Recently a young person found me in at my studio. That’s not so easy, as when I am in I am in creative sessions, and when I am out, I am not in. But here I was, listening to how her parents suggested the visit because she wants to be a photographer, even though they advised against it. I got the distinct impression that she had brilliant parents.

Photography can be a wonderful career for those who love technology and take pride in developing both artistic and technical skill. Those insensitive to the human spirit never feel the effects that an image has on its viewers the same way as those sensitive to artistic things can feel, and who therefore put feeling into what they do. But it does involve an interest in understanding technical things, being good with gear, and great with people. It involves an artistic spirit but requires a mind that is both artsy and strongly anchored in science.

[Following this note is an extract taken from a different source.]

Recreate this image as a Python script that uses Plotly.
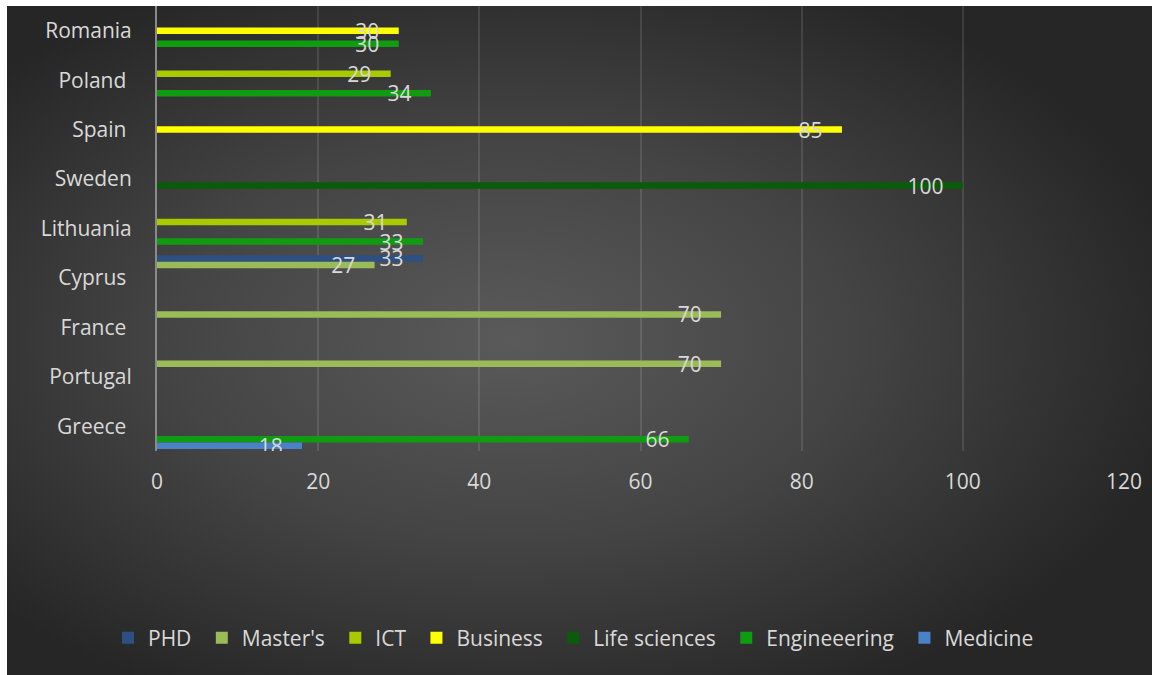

Doing something that is different is not doing something better. On the other hand, those who don’t love technical considerations ultimately fail to adequately and competently control the technical, which is essential. Automation does not suffice. Images a machine can do on its own render you superfluous. For those that want something special, you better be special!

This person tried to sell me on the idea that while she has a lot to learn and does not really know anything yet, that by being an intern with me, we will be helping each other. Yes, she could be learning a lot and possibly be of help to me.   But if what she will be doing is not important then she would not be learning much and will soon quit, just after I started counting on her to have a modicum of ability in a task. If I have low standards, she won’t learn what is important, and if I am strict, she will tell others I am difficult. If a task is important then it involves caring, concern and accuracy.